However, Rush was right in that there is also a war on all citizens - right now it's the food war, where "fresh food wasn't for the likes of us." Oh, please. Cry me a river!
This is in the New York Times, and the date is February 21st. I've been holding onto this. "Before the Food Arrives on Your Plate, So Much Goes on Behind the Scenes." Let me give you the pull-quote from this story that you need. Now, look at me. Here's the pull-quote from this story. "Food is one of the only base human needs where the American government lets the private market dictate its delivery to our communities," but not for long. Now, I added the "but not for long." You know, we have social justice. We have food justice. We already have food insecurity out there. Food insecurity is when people who run out of food stamps get hungry. Who is the authorette? It doesn't matter.
"One of the first things to like about Tracie McMillan, the author of The American Way of Eating, is her forthrightness. She’s a blue-collar girl who grew up eating a lot of Tuna Helper and Ortega Taco Dinners because her mother was gravely ill for a decade, and her father, who sold lawn equipment, had little time to cook. About these box meals, she says, 'I liked them.' Expensive food that took time to prepare 'wasn’t for people like us,' she writes." Now, you see, already, paragraph two, there's discrimination in food. "Expensive food that took time to prepare 'wasn’t for people like us.'" See, the dirty little secret is the food that takes time to prepare is cheaper than all this boxed processed prefab stuff. "Expensive food that took time to prepare 'wasn’t for people like us.'" What, somebody was denying you expensive food that took time to prepare?
She goes on. This is Tracie McMillan again, the author of The American Way of Eating. "'It was for the people my grandmother described, with equal parts envy and derision, as "fancy"; my father’s word was "snob." And I wasn’t about to be like that.' This is a voice the food world needs," says the writer of the story in the New York Times. Folks, I know you're thinking, some of you, "Rush, what?" Every time I find evidence of a massive forthcoming event to take away a little bit of our freedom here and there, under the guise of improving on our health or our safety or our security, I am going to warn you about it because the ultimate endgame is to take away your freedom. And so now we have a book by a woman named Tracie McMillan, The American Way of Eating, which has, according to the New York Times, as its premise that only the "fancy" and the "snobs" get good food.
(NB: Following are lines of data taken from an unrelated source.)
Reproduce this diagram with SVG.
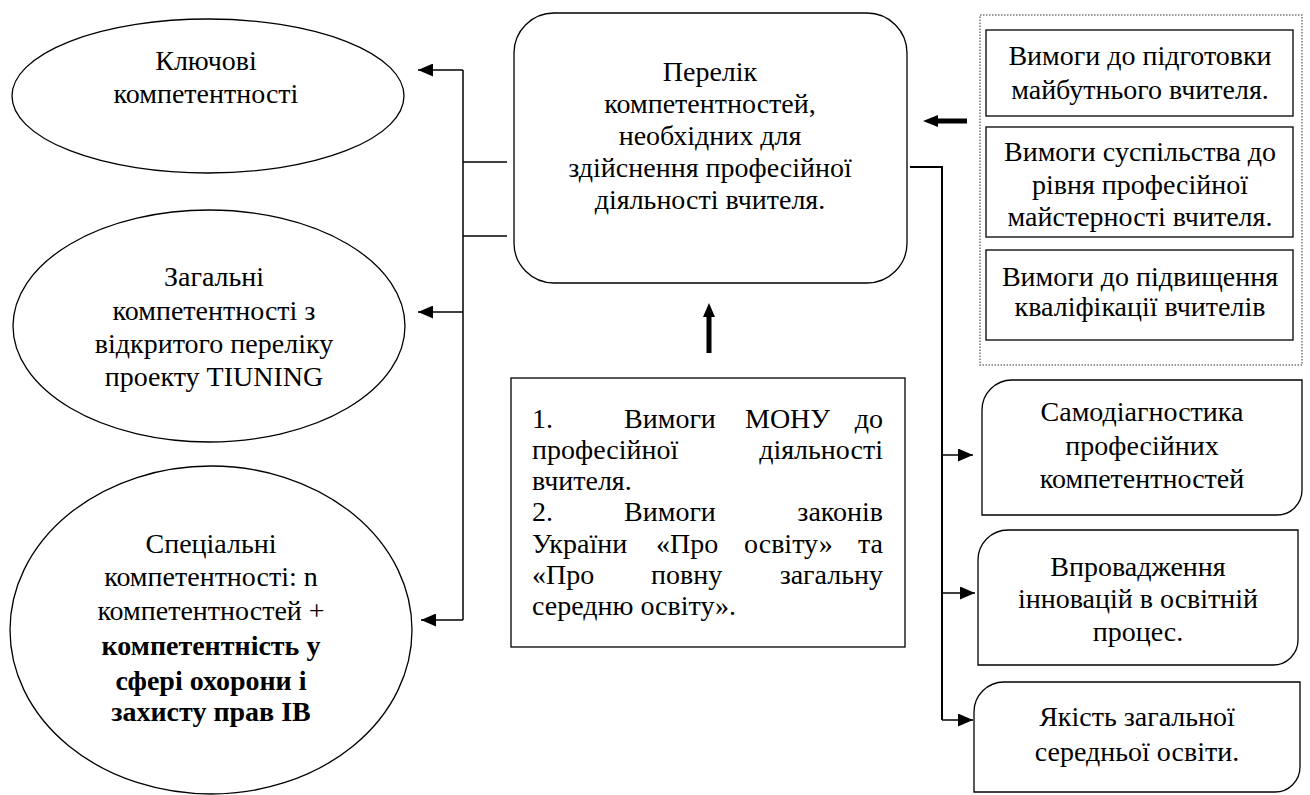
<svg xmlns="http://www.w3.org/2000/svg" width="1310" height="795" viewBox="0 0 1310 795">
<style>
  .t { font-family: "Liberation Serif", "DejaVu Serif", serif; font-size: 28px; fill: #000; }
  .c { text-anchor: middle; }
  .e { text-anchor: end; }
  .b { font-weight: bold; }
  .shape { fill: #fff; stroke: #000; stroke-width: 1.3; }
  .conn { fill: none; stroke: #000; stroke-width: 1.5; }
  .connR { fill: none; stroke: #000; stroke-width: 2; }
  .dot { fill: none; stroke: #777; stroke-width: 1.5; stroke-dasharray: 1.5 1.5; }
</style>
<defs>
  <marker id="ah" markerWidth="15" markerHeight="13" refX="15" refY="6.5" orient="auto" markerUnits="userSpaceOnUse">
    <path d="M0,0 L15,6.5 L0,13 z" fill="#000"/>
  </marker>
</defs>
<rect width="1310" height="795" fill="#fff"/>

<g id="connectors">
  <path class="conn" d="M463,70 V620"/>
  <path class="conn" d="M463,70 H418" marker-end="url(#ah)"/>
  <path class="conn" d="M463,312 H418" marker-end="url(#ah)"/>
  <path class="conn" d="M463,620 H421" marker-end="url(#ah)"/>
  <path class="conn" d="M463,162 H507"/>
  <path class="conn" d="M463,236 H507"/>
  <path class="connR" d="M910,167 H942 V720"/>
  <path class="conn" d="M942,455 H973" marker-end="url(#ah)"/>
  <path class="conn" d="M942,593 H975" marker-end="url(#ah)"/>
  <path class="conn" d="M942,720 H973" marker-end="url(#ah)"/>
  <path d="M967,118.5 H938 V115 L923,121 L938,127 V123.5 H967 z" fill="#000"/>
  <path d="M706.5,353 V317 H703 L709,303 L715,317 H711.5 V353 z" fill="#000"/>
</g>

<g id="n-key">
  <ellipse class="shape" cx="208" cy="96" rx="196" ry="77"/>
  <text class="t c" x="206" y="70">Ключові</text>
  <text class="t c" x="206" y="103">компетентності</text>
</g>

<g id="n-general">
  <ellipse class="shape" cx="209" cy="326" rx="196" ry="116"/>
  <text class="t c" x="214" y="286">Загальні</text>
  <text class="t c" x="214" y="320">компетентності з</text>
  <text class="t c" x="214" y="353">відкритого переліку</text>
  <text class="t c" x="214" y="386">проекту TIUNING</text>
</g>

<g id="n-special">
  <ellipse class="shape" cx="211" cy="630" rx="201" ry="164"/>
  <text class="t c" x="211" y="553">Спеціальні</text>
  <text class="t c" x="211" y="586">компетентності: n</text>
  <text class="t c" x="211" y="620">компетентностей +</text>
  <text class="t c b" x="211" y="655">компетентність у</text>
  <text class="t c b" x="211" y="690">сфері охорони і</text>
  <text class="t c b" x="211" y="721">захисту прав ІВ</text>
</g>

<g id="n-list">
  <rect class="shape" x="514" y="13" width="393" height="270" rx="40" ry="40"/>
  <text class="t c" x="710" y="81">Перелік</text>
  <text class="t c" x="710" y="113">компетентностей,</text>
  <text class="t c" x="710" y="145">необхідних для</text>
  <text class="t c" x="710" y="177">здійснення професійної</text>
  <text class="t c" x="710" y="209">діяльності вчителя.</text>
</g>

<g id="n-laws">
  <rect class="shape" x="511" y="378" width="394" height="269"/>
  <text class="t" x="532" y="428">1.</text>
  <text class="t" x="624" y="428">Вимоги</text>
  <text class="t" x="745" y="428">МОНУ</text>
  <text class="t e" x="883" y="428">до</text>
  <text class="t" x="532" y="459">професійної</text>
  <text class="t e" x="883" y="459">діяльності</text>
  <text class="t" x="532" y="490">вчителя.</text>
  <text class="t" x="532" y="521">2.</text>
  <text class="t" x="624" y="521">Вимоги</text>
  <text class="t e" x="883" y="521">законів</text>
  <text class="t" x="532" y="553">України</text>
  <text class="t" x="656" y="553">«Про</text>
  <text class="t" x="744" y="553">освіту»</text>
  <text class="t e" x="883" y="553">та</text>
  <text class="t" x="532" y="584">«Про</text>
  <text class="t" x="651" y="584">повну</text>
  <text class="t e" x="883" y="584">загальну</text>
  <text class="t" x="532" y="615">середню освіту».</text>
</g>

<g id="n-requirements">
  <rect class="dot" x="980" y="15" width="322" height="350"/>
  <g id="n-req1">
    <rect class="shape" x="986" y="30" width="307" height="86"/>
    <text class="t c" x="1140" y="65">Вимоги до підготовки</text>
    <text class="t c" x="1140" y="99">майбутнього вчителя.</text>
  </g>
  <g id="n-req2">
    <rect class="shape" x="986" y="127" width="307" height="110"/>
    <text class="t c" x="1140" y="161">Вимоги суспільства до</text>
    <text class="t c" x="1140" y="194">рівня професійної</text>
    <text class="t c" x="1140" y="226">майстерності вчителя.</text>
  </g>
  <g id="n-req3">
    <rect class="shape" x="986" y="250" width="307" height="90"/>
    <text class="t c" x="1140" y="286">Вимоги до підвищення</text>
    <text class="t c" x="1140" y="316">кваліфікації вчителів</text>
  </g>
</g>

<g id="n-selfdiag">
  <path class="shape" d="M1012,380 H1302 V490 A25,25 0 0 1 1277,515 H982 V410 A30,30 0 0 1 1012,380 z"/>
  <text class="t c" x="1142" y="421">Самодіагностика</text>
  <text class="t c" x="1142" y="455">професійних</text>
  <text class="t c" x="1142" y="488">компетентностей</text>
</g>

<g id="n-innov">
  <path class="shape" d="M1008,530 H1298 V640 A25,25 0 0 1 1273,665 H978 V560 A30,30 0 0 1 1008,530 z"/>
  <text class="t c" x="1138" y="576">Впровадження</text>
  <text class="t c" x="1138" y="608">інновацій в освітній</text>
  <text class="t c" x="1138" y="641">процес.</text>
</g>

<g id="n-quality">
  <path class="shape" d="M1004,682 H1300 V767 A25,25 0 0 1 1275,792 H974 V712 A30,30 0 0 1 1004,682 z"/>
  <text class="t c" x="1137" y="726">Якість загальної</text>
  <text class="t c" x="1137" y="761">середньої освіти.</text>
</g>
</svg>
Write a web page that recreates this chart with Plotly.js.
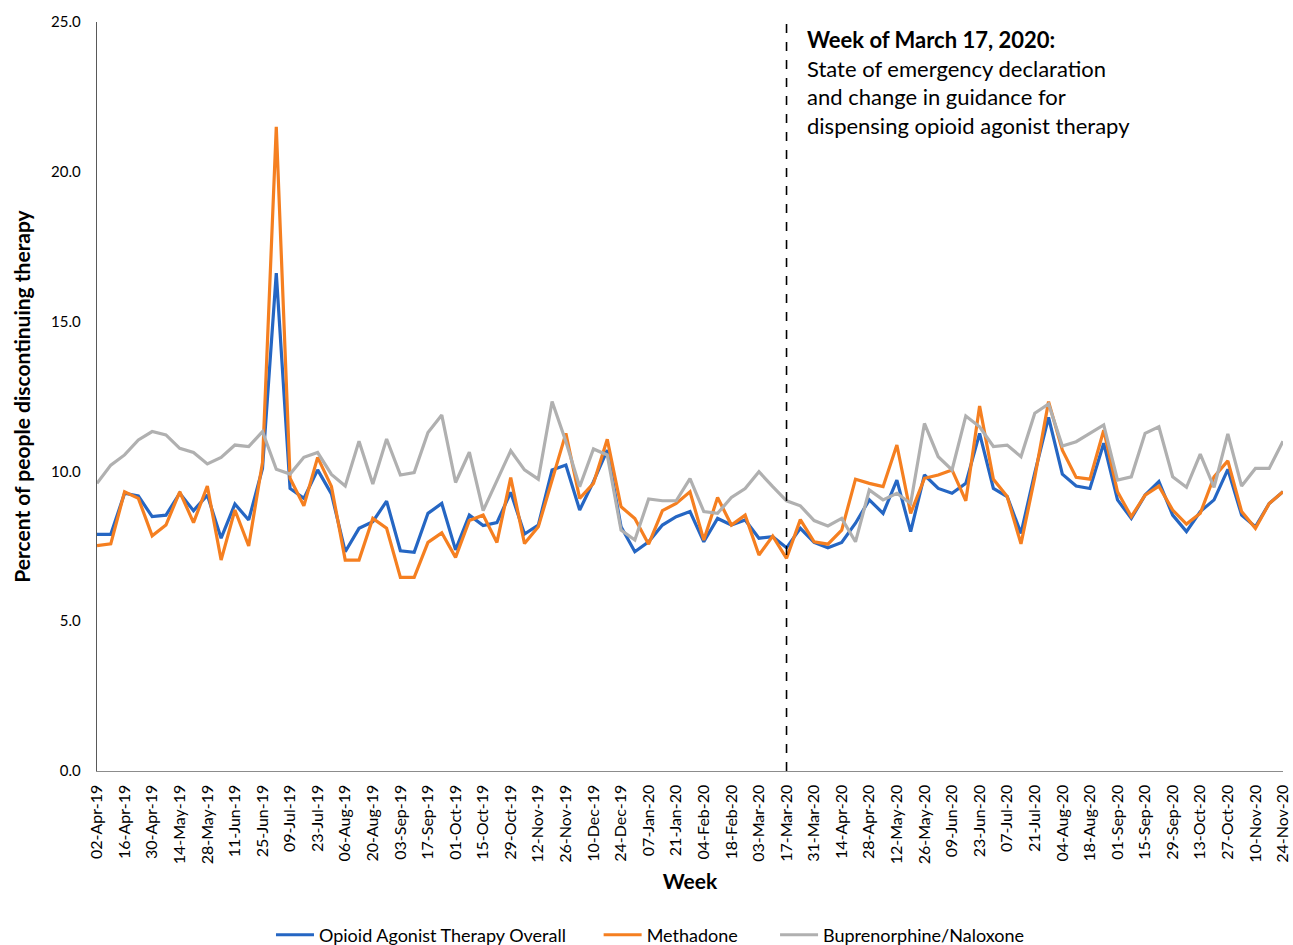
<!DOCTYPE html>
<html>
<head>
<meta charset="utf-8">
<script src="https://cdn.plot.ly/plotly-3.0.1.min.js"></script>
<style>
  html, body { margin: 0; padding: 0; background: #fff; }
  #chart { width: 1293px; height: 945px; }
</style>
</head>
<body>
<div id="chart"></div>
<script>
// Weekly categories
const weeks = [
  '02-Apr-19','09-Apr-19','16-Apr-19','23-Apr-19','30-Apr-19','07-May-19','14-May-19','21-May-19','28-May-19','04-Jun-19',
  '11-Jun-19','18-Jun-19','25-Jun-19','02-Jul-19','09-Jul-19','16-Jul-19','23-Jul-19','30-Jul-19','06-Aug-19','13-Aug-19',
  '20-Aug-19','27-Aug-19','03-Sep-19','10-Sep-19','17-Sep-19','24-Sep-19','01-Oct-19','08-Oct-19','15-Oct-19','22-Oct-19',
  '29-Oct-19','05-Nov-19','12-Nov-19','19-Nov-19','26-Nov-19','03-Dec-19','10-Dec-19','17-Dec-19','24-Dec-19','31-Dec-19',
  '07-Jan-20','14-Jan-20','21-Jan-20','28-Jan-20','04-Feb-20','11-Feb-20','18-Feb-20','25-Feb-20','03-Mar-20','10-Mar-20',
  '17-Mar-20','24-Mar-20','31-Mar-20','07-Apr-20','14-Apr-20','21-Apr-20','28-Apr-20','05-May-20','12-May-20','19-May-20',
  '26-May-20','02-Jun-20','09-Jun-20','16-Jun-20','23-Jun-20','30-Jun-20','07-Jul-20','14-Jul-20','21-Jul-20','28-Jul-20',
  '04-Aug-20','11-Aug-20','18-Aug-20','25-Aug-20','01-Sep-20','08-Sep-20','15-Sep-20','22-Sep-20','29-Sep-20','06-Oct-20',
  '13-Oct-20','20-Oct-20','27-Oct-20','03-Nov-20','10-Nov-20','17-Nov-20','24-Nov-20'
];

// Tick labels (every second week)
const tickLabels = [
  '02-Apr-19','16-Apr-19','30-Apr-19','14-May-19','28-May-19','11-Jun-19','25-Jun-19','09-Jul-19','23-Jul-19','06-Aug-19',
  '20-Aug-19','03-Sep-19','17-Sep-19','01-Oct-19','15-Oct-19','29-Oct-19','12-Nov-19','26-Nov-19','10-Dec-19','24-Dec-19',
  '07-Jan-20','21-Jan-20','04-Feb-20','18-Feb-20','03-Mar-20','17-Mar-20','31-Mar-20','14-Apr-20','28-Apr-20','12-May-20',
  '26-May-20','09-Jun-20','23-Jun-20','07-Jul-20','21-Jul-20','04-Aug-20','18-Aug-20','01-Sep-20','15-Sep-20','29-Sep-20',
  '13-Oct-20','27-Oct-20','10-Nov-20','24-Nov-20'
];

// Percent of people discontinuing therapy
const overall = [
  7.90, 7.90, 9.27, 9.18, 8.49, 8.54, 9.27, 8.69, 9.21, 7.77,
  8.91, 8.38, 10.10, 16.62, 9.43, 9.10, 10.05, 9.25, 7.32, 8.10,
  8.32, 9.01, 7.35, 7.30, 8.60, 8.93, 7.38, 8.54, 8.19, 8.29,
  9.30, 7.91, 8.21, 10.05, 10.21, 8.71, 9.66, 10.71, 8.15, 7.32,
  7.65, 8.21, 8.49, 8.66, 7.65, 8.43, 8.21, 8.38, 7.77, 7.82,
  7.45, 8.10, 7.63, 7.45, 7.63, 8.27, 9.05, 8.60, 9.71, 7.99,
  9.88, 9.43, 9.27, 9.60, 11.27, 9.43, 9.16, 7.93, 9.95, 11.80,
  9.91, 9.51, 9.43, 10.94, 9.05, 8.43, 9.21, 9.66, 8.54, 7.99,
  8.66, 9.05, 10.07, 8.54, 8.15, 8.93, 9.32
];

const methadone = [
  7.52, 7.58, 9.32, 9.10, 7.85, 8.21, 9.32, 8.29, 9.51, 7.04,
  8.71, 7.51, 10.30, 21.50, 9.77, 8.85, 10.47, 9.50, 7.04, 7.04,
  8.43, 8.10, 6.46, 6.46, 7.63, 7.95, 7.13, 8.36, 8.54, 7.63,
  9.79, 7.59, 8.15, 9.70, 11.27, 9.10, 9.60, 11.07, 8.82, 8.43,
  7.57, 8.69, 8.93, 9.32, 7.71, 9.13, 8.21, 8.54, 7.21, 7.84,
  7.10, 8.39, 7.65, 7.57, 8.04, 9.74, 9.60, 9.49, 10.88, 8.60,
  9.77, 9.88, 10.05, 9.02, 12.18, 9.74, 9.16, 7.58, 9.80, 12.33,
  10.71, 9.80, 9.74, 11.38, 9.32, 8.49, 9.21, 9.51, 8.71, 8.24,
  8.60, 9.82, 10.35, 8.66, 8.10, 8.93, 9.32
];

const buprenorphine = [
  9.60, 10.21, 10.55, 11.05, 11.33, 11.22, 10.77, 10.63, 10.25, 10.47,
  10.88, 10.83, 11.33, 10.07, 9.91, 10.47, 10.63, 9.90, 9.51, 11.01,
  9.58, 11.08, 9.88, 9.96, 11.30, 11.88, 9.63, 10.64, 8.69, 9.71,
  10.69, 10.05, 9.74, 12.33, 11.00, 9.49, 10.75, 10.55, 8.04, 7.71,
  9.08, 9.02, 9.02, 9.76, 8.66, 8.60, 9.13, 9.43, 9.99, 9.49,
  9.02, 8.85, 8.36, 8.18, 8.43, 7.65, 9.38, 9.05, 9.27, 8.93,
  11.60, 10.49, 10.05, 11.85, 11.49, 10.83, 10.88, 10.49, 11.94, 12.25,
  10.85, 10.99, 11.27, 11.55, 9.71, 9.82, 11.27, 11.49, 9.82, 9.47,
  10.58, 9.47, 11.25, 9.51, 10.10, 10.10, 11.01
];

const seriesNames = ['Opioid Agonist Therapy Overall', 'Methadone', 'Buprenorphine/Naloxone'];
const seriesColors = ['#2566c3', '#f57f20', '#b0b0b0'];
const legendPad = [6, 7, 0];
const eventWeek = '17-Mar-20';

const FONT = 'Lato, "Open Sans", "Liberation Sans", sans-serif';

const traces = [overall, methadone, buprenorphine].map((vals, k) => ({
  type: 'scatter',
  mode: 'lines',
  name: seriesNames[k] + '&nbsp;'.repeat(legendPad[k]),
  x: weeks,
  y: vals,
  line: { color: seriesColors[k], width: 3.2 },
  hoverinfo: 'x+y'
}));

const layout = {
  width: 1293,
  height: 945,
  margin: { l: 97, r: 10, t: 22, b: 174, autoexpand: false },
  paper_bgcolor: '#ffffff',
  plot_bgcolor: '#ffffff',
  font: { family: FONT, color: '#000000' },
  showlegend: true,
  legend: {
    orientation: 'h',
    x: 0.1467, xanchor: 'left',
    y: -0.219, yanchor: 'middle',
    font: { size: 18, color: '#000000', family: FONT },
    itemwidth: 38,
    traceorder: 'normal'
  },
  xaxis: {
    type: 'category',
    range: [0, weeks.length - 1],
    tickmode: 'array',
    tickvals: tickLabels,
    ticktext: tickLabels,
    tickangle: -90,
    tickfont: { size: 16, color: '#000000', family: FONT },
    ticks: '',
    ticklabelstandoff: 6,
    showgrid: false,
    zeroline: false,
    showline: true,
    linecolor: '#8c8c8c',
    linewidth: 1.3,
    automargin: false,
    title: { text: '<b>Week</b>', font: { size: 21, color: '#000000', family: FONT }, standoff: 11 }
  },
  yaxis: {
    range: [0, 25],
    tickmode: 'linear',
    tick0: 0,
    dtick: 5,
    tickformat: '.1f',
    tickfont: { size: 15, color: '#000000', family: FONT },
    ticks: '',
    ticklabelstandoff: 12,
    showgrid: false,
    zeroline: false,
    showline: true,
    linecolor: '#595959',
    linewidth: 1.3,
    automargin: false,
    title: { text: '<b>Percent of people discontinuing therapy</b>', font: { size: 21, color: '#000000', family: FONT }, standoff: 14 }
  },
  shapes: [{
    type: 'line',
    xref: 'x', yref: 'paper',
    x0: eventWeek, x1: eventWeek,
    y0: 0, y1: 1,
    line: { color: '#000000', width: 1.6, dash: 'dash' }
  }],
  annotations: [{
    xref: 'x', yref: 'paper',
    x: eventWeek, y: 1,
    xanchor: 'left', yanchor: 'top',
    xshift: 18, yshift: -2,
    align: 'left',
    showarrow: false,
    font: { size: 22, color: '#000000', family: FONT },
    text: '<b>Week of March 17, 2020:</b><br>State of emergency declaration<br>and change in guidance for<br>dispensing opioid agonist therapy'
  }]
};

Plotly.newPlot('chart', traces, layout, { displayModeBar: false, staticPlot: true });
</script>
</body>
</html>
Average, ordinary Americans, the 99%, are denied expensive food that takes time to prepare. "That food wasn't for people like us," writes Ms. McMillan. "Ms. McMillan, like a lot of us, has grown to take an interest in fresh, well-prepared food." You've seen this interest, I'm sure. Every time you travel, you talk to people. When's the last conversation you had with people about fresh, well-prepared food? I mean it's a common topic at dinner parties, is it not? It's a common, ordinary, everyday discussion item. Well, it's portrayed that way here.
"Ms. McMillan, like a lot of us, has grown to take an interest in fresh, well-prepared food. She’s written for Saveur magazine, a pretty fancy journal, and she knows her way around a kitchen. But her central concern, in her journalism and in this provocative book, is food and class. She stares at America’s bounty, noting that so few seem able to share in it fully, and she asks: 'What would it take for us all to eat well?'" And I take you back to the pull-quote: "Food is one of the only base human needs where the American government lets the private market dictate its delivery to our communities."
So capitalism and the private sector are discriminating against the average, ordinary American by not delivering him quality food. The junk food is going to the poor and the miserable, and the fancy and the snobs are getting the good stuff, and that's because the government is not regulating the delivery. Now, you put this together with Moochelle (My Belle) Obama what she's trying to do. You put this together with a story we had out of North Carolina with a federal food agent telling a four-year-old that what was in her boxed lunch from home didn't meet standards. What's the message there? "Your mommy doesn't really know what's best for you. We here at the school do."